Equity estimated the average rent at the festival for a person in a shared property ranged from £600–£1,200 per month in 2015 to 2018, rising to £800–£2,000 a month in 2019. The union now warns the Fringe is becoming unaffordable for many artists, impacting both “the diversity and quality of acts on offer.” Their petition echoes the findings of a recent report into pay at the festival which found the average fee for performing at the festival was just £9.52 per day and that nearly 40% of performers went without any pay.

READ: What Is the Edinburgh Festival + Why Does It Matter?

Actors company latest to cut ties with Hoxton’s Courtyard Theatre 
Training company Actors Class has cut ties with the Courtyard Theatre after allegations against the venue. Management at the Hoxton-based theatre have been accused of not paying artists and companies, and there have been reports of threatening behaviour and unprofessionalism, with some calling for the Courtyard Theatre to be shut down. Theatre company Lunar Entertainment is the latest in a string of companies to accuse the Courtyard of poor working conditions and the theatre’s staff of aggression. 

Actors Class artistic director Mary Doherty made similar accusations against the Courtyard and announced the performer training company will end business with the theatre. Doherty told The Stage the company had run classes at the Courtyard since 2013 but is still owed money by the theatre after rehearsal space was double booked and the space itself often in a “filthy” condition. She described how “the lack of respect” shown by the management towards artists and companies as “nothing short of disgusting,” accusing the staff of running the theatre “into the ground” and urging the industry to boycott the venue’s current management.

A Day in the Death of Joe Egg
Veteran actor and Olivier Award-winner Patricia Hodge is joining the West End revival of A Day in the Death of Joe Egg. Hodge takes on the role of Grace and joins the previously announced Toby Stephens and Claire Skinner in Peter Nichols’ classic play following a couple whose young daughter has cerebral palsy. The story sees father and mother struggle to come to terms with what’s best for their daughter, with the father eventually entertaining ideas of a murder-suicide. Hodge described the play as “groundbreaking” when it premiered in the 1960s but claimed “its relevance and impact is ever more powerful” today. Directed by Simon Evans, A Day in the Death of Joe Egg runs at Trafalgar Studios from 21 September.
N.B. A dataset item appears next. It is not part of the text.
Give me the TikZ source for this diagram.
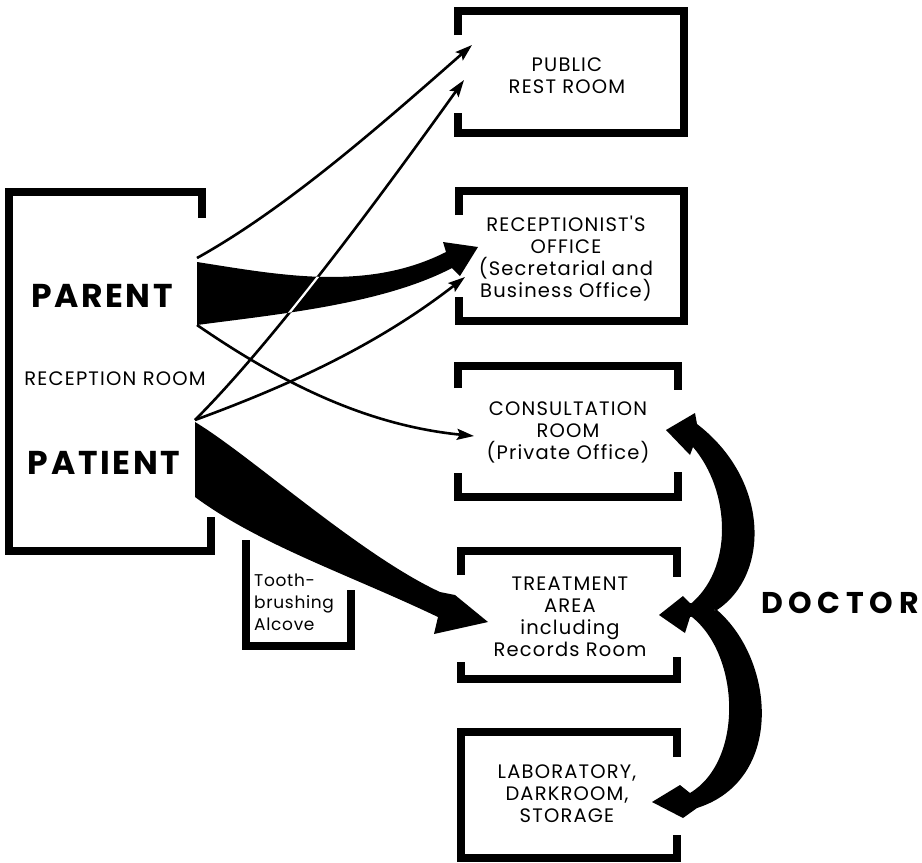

READ: How to Get an Acting Job in the West End

Christmas film features unreleased George Michael song
Feel-good film Last Christmas is to feature a previously unreleased George Michael song. With a trailer dropping on Wednesday, it’s now clear the festive movie, starring Emilia Clarke and written by Oscar-winner Emma Thompson, is soundtracked by songs from the late singer who was found dead in his home on Christmas Day 2016. Previously, it was rumoured to be a musical based around the songs of Michael and Wham. However, director Paul Feig (Bridesmaids, Ghostbusters) reported that while story and characters are “affected by” the soundtrack, in all other areas the film is a classic romantic comedy. Michael was working on a new album at the time of his death and Last Christmas is to feature an unreleased song from this in its entirety. Read more here

READ: Why Emilia Clarke Is an Inspiration for Actors Everywhere

Theatre scale back production of new play to readings 
London fringe venue the Bunker scaled back a production last week after admitting the play was not ready to be staged. Abraham Adeyemi’s new work All the Shit I Can’t Say to My Dad has become a series of staged readings instead of a full production, with the Bunker’s artistic director Chris Sonnex saying they had not been able to “serve the story and vision” of the new play “to the highest standard.” Sonnex said while the industry often has a “show must go on” attitude, this was not necessarily healthy. 

In a public statement, Sonnex said the team “have decided collectively that the best situation for all is to present rehearsed readings of the play each night, using the space we have to develop the play and learn about sharing it with audiences.” He added that staging productions is “a hard and unforgiving job,” and that “this is magnified when there are few resources, time, and money.” Rehearsed readings with guest performers run until 25 August.